As a former collegiate distance runner, I understand what it takes to win a race. It takes hours of training. It takes hard work during practice and in the weight room. It also means putting away poor eating and sleeping habits. Clearly, a diet of ice cream and cake mixed with four hours of sleep is a recipe for disaster leading up to a race. In my own experience, a diet of lean protein with fruits and vegetables proved more successful along with going to bed earlier than my socially active peers.
I ultimately wanted to please God in my running ability, but I also struggled with running for the wrong reasons. Cake and late-night slumber parties were not the only thing I needed to lay aside. I prayed that God would enable me to win so I might have the opportunity to praise him for the victory.
Sometimes, I possessed pure motives and would end my prayer with wanting God’s will to be done more than mine — even if that meant the dreadful loss. Other times, a sinful desire to win crept into my heart. I wanted God’s will to agree with my will more than I wanted my will to become God’s. I only wanted to praise God when he allowed my will to be done — when my will happened to be his will. I wanted to win, and I wanted him to want me to win, too.
In the Christian life, we run the race of faith. We don’t strive for the crown that only one can receive. We strive to finish strong in our faith. God makes us all winners when we cross the line. We get him! Forever! Thus, we all win God by persevering in faith and getting to the finish line. But we, like runners, must lay aside hindrances of our endurance. Hebrews 12:1–3 says,
Therefore, since we are surrounded by so great a cloud of witnesses, let us also lay aside every weight, and sin which clings so closely, and let us run with endurance the race that is set before us, looking to Jesus, the founder and perfecter of our faith, who for the joy that was set before him endured the cross, despising the shame, and is seated at the right hand of the throne of God. Consider him who endured from sinners such hostility against himself, so that you may not grow weary or fainthearted.
Runners not only properly nourish their body and recover well, but they also work hard to build endurance. They endure long runs. They do speed workouts. They lift weights. They stretch. They push through pain. They have sore muscles and tired lungs.
Likewise, as Christians, we work hard to strengthen our faith to endure the race of faith. We must seek him daily in his word and in prayer. We must seek fellowship among other believers and let our fellow church members encourage us in the faith. We must welcome rebuke and embrace trials. Personal discipline is essential if we are to keep our eyes focused on Jesus.

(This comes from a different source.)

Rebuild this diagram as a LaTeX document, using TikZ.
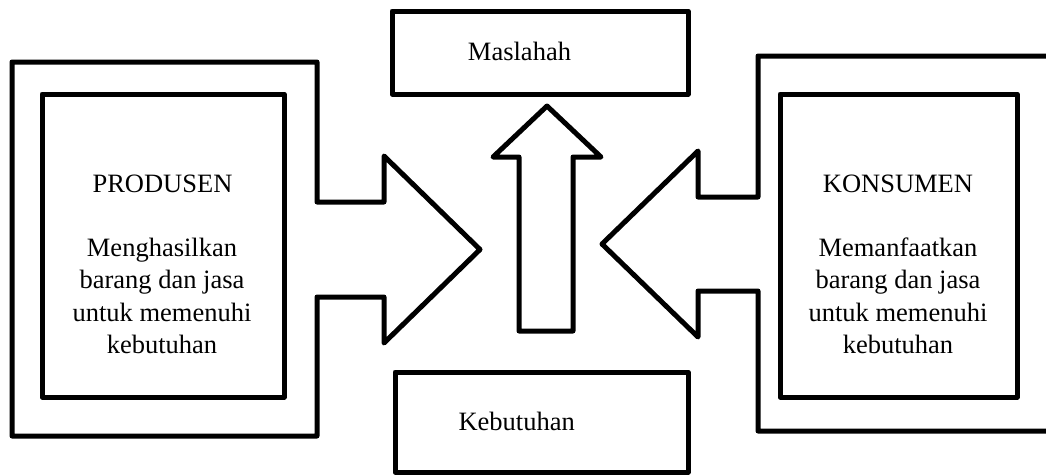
\documentclass[tikz,border=0pt]{standalone}
\usepackage{fontspec}
\setmainfont{Liberation Serif}
\begin{document}
\begin{tikzpicture}[x=1pt,y=-1pt,
  outline/.style={draw=black,line width=5pt,line join=round},
  panel/.style={outline,rectangle,inner sep=0pt},
  label/.style={font=\fontsize{26.5}{32}\selectfont,inner sep=0pt,anchor=base}]
\useasboundingbox (0,0) rectangle (1046,475);
\clip (0,0) rectangle (1046,475);

% producer frame with its arrow pointing right
\draw[outline] (12,62) -- (317,62) -- (317,202) -- (384,202) -- (384,156)
  -- (480,249.5) -- (384,343) -- (384,297) -- (317,297) -- (317,436)
  -- (12,436) -- cycle;

% consumer frame with its arrow pointing left (runs off the right edge)
\draw[outline] (1056,56) -- (758,56) -- (758,197) -- (698,197) -- (698,151)
  -- (602,244) -- (698,337) -- (698,291) -- (758,291) -- (758,431) -- (1056,431);

% upward arrow towards maslahah
\draw[outline] (519,331) -- (519,157) -- (493,157) -- (547,106) -- (601,157)
  -- (573,157) -- (573,331) -- cycle;

% boxes
\node[panel,minimum width=242pt,minimum height=303pt] (prod) at (163,245.5) {};
\node[panel,minimum width=237pt,minimum height=303pt] (kons) at (898.5,245.5) {};
\node[panel,minimum width=296pt,minimum height=83pt] (mas) at (540,52.5) {};
\node[panel,minimum width=293pt,minimum height=100pt] (keb) at (541.5,422) {};

% titles
\node[label] (prodtitle) at (162.5,192) {PRODUSEN};
\node[label] (konstitle) at (898,192) {KONSUMEN};
\node[label] (mastext) at (519.5,60) {Maslahah};
\node[label] (kebtext) at (516.7,430.7) {Kebutuhan};

% producer description
\node[label] (prodA) at (162,256.5) {Menghasilkan};
\node[label] (prodB) at (162,288.8) {barang dan jasa};
\node[label] (prodC) at (162,321.1) {untuk memenuhi};
\node[label] (prodD) at (162,353.4) {kebutuhan};

% consumer description
\node[label] (konsA) at (898,256.5) {Memanfaatkan};
\node[label] (konsB) at (898,288.8) {barang dan jasa};
\node[label] (konsC) at (898,321.1) {untuk memenuhi};
\node[label] (konsD) at (898,353.4) {kebutuhan};
\end{tikzpicture}
\end{document}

Every ounce counts in a foot race. The lighter the endurance runner, the swifter the runner. The same is true in the Christian life. Many things slow us down and eventually stall us in the race of faith. In my case, chasing self-centered joy and personal accolades. Sin clings closely. It’s hard to get off, and it’s heavy. We lay aside every weight and clingy sin. The farther we are from sin, the closer we are to Jesus.
When we sin, we take our eyes off Jesus and put them on ourselves. We choose to do our will instead of his. But we can’t make it to the finish line without looking to Jesus — the author and finisher of our faith. When we set our eyes firmly on him, we will not grow weary in the fight against sin and in the race to persevere in faith. We remember the crown waiting for us in glory and continue running.
The good news is Jesus made us lightweight runners. He took the burden of our sins and placed them on himself at the cross. Then he rose from the dead and sat at the right hand of God to pray for us to fight sin and continue in faith.
In my last collegiate season, Hebrews 12:1–3 was such a gift from God to run each race. When the gun went off, I pictured Jesus, who knew what the brutal cross would accomplish, enduring it with full joy. I didn’t grow weary when I felt like giving up because Jesus didn’t give up. As a result, I grew closer to Jesus. The physical race became a real-life vision of the cross where I could — in part — identify with him.
The race of faith is life’s journey for the Christian. Imagine what would happen if we looked to Jesus every day. Every weight would fall off and every sin would untangle from us. Each look at Jesus would strengthen us to endure and finish well. He waits for us on the other side. He is our crown, and we will be with him forever. Every huff, every twinge of pain, and every prolonged day on earth is worth patiently enduring the journey to get to the finish line — to get to Jesus.